Pero claro, estamos progresando a pasos agigantados, los chacareros compran, y el que protesta porque le construyen a doce centímetros de donde duerme, cobra.

Han tirado abajo cuanta pared antigua había, y cuanto mas vieja mas palo, más grúa, más container; derriban pensiones, almacenes, precarios edificios con humedades propias. Están sacando a golpes la ciudad, cada metro una obra, un mameluco marrón, un ingeniero, todos empeñados en reírse de la Rosario sin repuestos.

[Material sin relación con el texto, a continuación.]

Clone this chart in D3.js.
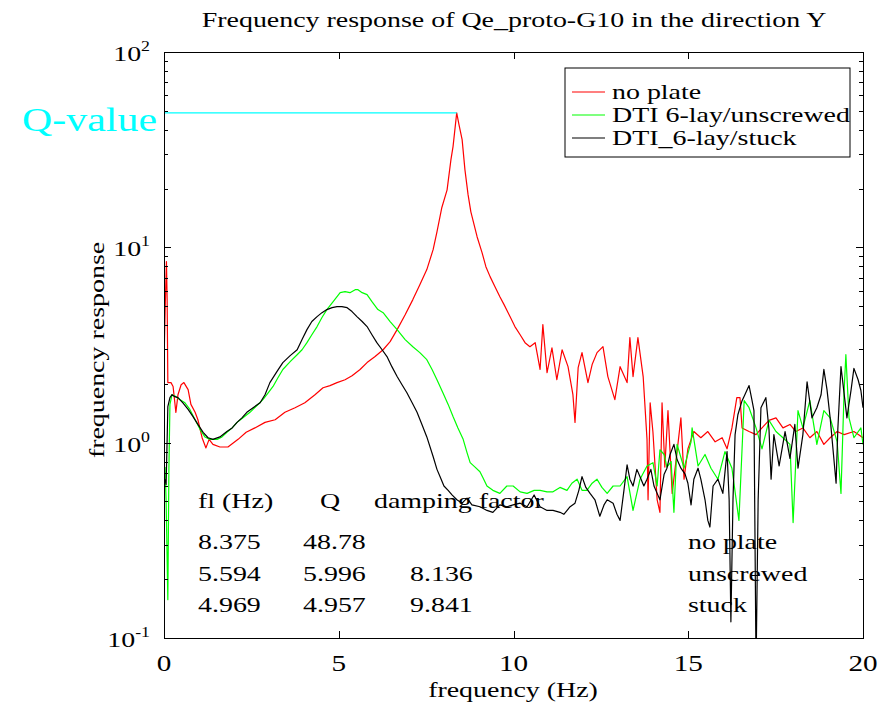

Miran desde terrazas no hechas, espían patios, colocan balcones de chapa que no sé qué carajo sostienen pero se asoman a las casas linderas y uno desayuna con obreros de la construcción. Y no quiero. No estoy de acuerdo. No sé qué hacer. Quisiera retornar a la normalidad, a la urbe pintoresca que alguna vez tuvimos, con sedes, bares tradicionales, esquinas esculpidas, angelitos, flechas, carteles sin sponsors, líneas curvas, mármoles, herrería artesanal, amor a los materiales, nobleza.

Todo tiende hacia un turismo de hormigones armados.

Metrópoli de antes ya no queda, demolieron los clubes de barrio, las panaderías. Al panadero le conviene mas vender su propiedad a doscientos mil dólares que juntar la plata con el pan nuestro de cada día. Se fue la misa del horno, el olor a facturas a las tres de la mañana. ¿Dónde vamos? ¿Dónde vamos a comprar el trenza o la flauta ahora? ¿Al Coto?. Reunirnos entre góndolas al lado del tarrito de conserva con el único código que queda: el de barras.

La ciudad adopta formas cuadradas, las molduras caen en los volquetes, muertas, azules de un ácido cianhídrico asesino proveniente de todos los martillos.

Rosario muele su historia, quedan paredes fileteadas a mano, mayólicas de España solo viviendo en la memoria.

Muta hacia una forma única, de aluminio forjado y columna absoluta, se la lleva a mordiscos la modernidad peligrosísima.

No nos extrañemos si mañana amanece y resulta que han tirado abajo el Monumento para construir el Shopping "Celeste y blanco". O si en el Parque Independencia alguien inaugura un barrio cerrado con lago y todo, tala un poco los árboles y hace una cancha de golf en el hipódromo.

Podría ser que a Oroño le tumbaran las palmeras y allí se construyera una continuación de la autopista que desembocara en el Paraná, de paso podrían privatizarlo y hacer un puente colgante o fundar una sucursal del Banco Hipotecario a la altura de El embudo o El saco. Que los pescadores llevaran sacas en vez de sábalos y el agua deviniera café express.

Podrían demoler el Palacio Municipal (la secretaría de planeamiento urbano sobre todo, ¡total!) y hacer uno de esos edificios baratos de setenta mil dólares al alcance de todos, con un millón de habitaciones 2 x 2 para alojar a estudiantes de arquitectura que el día de mañana siguieran derribando, les queda el Palacio Fuentes, la Bola de Nieve, La Favorita, la facultad de humanidades, las casonas de calle Alvear, etc.

Podría molerse a palos la historia en la mampostería y cuando todo fuera polvo, y solo la sombra filiforme de Rosario quedara a la deriva de lo que alguna vez tuvimos sería una buena idea hacer una gran fiesta.

Donde nadie quisiera alzar los ojos.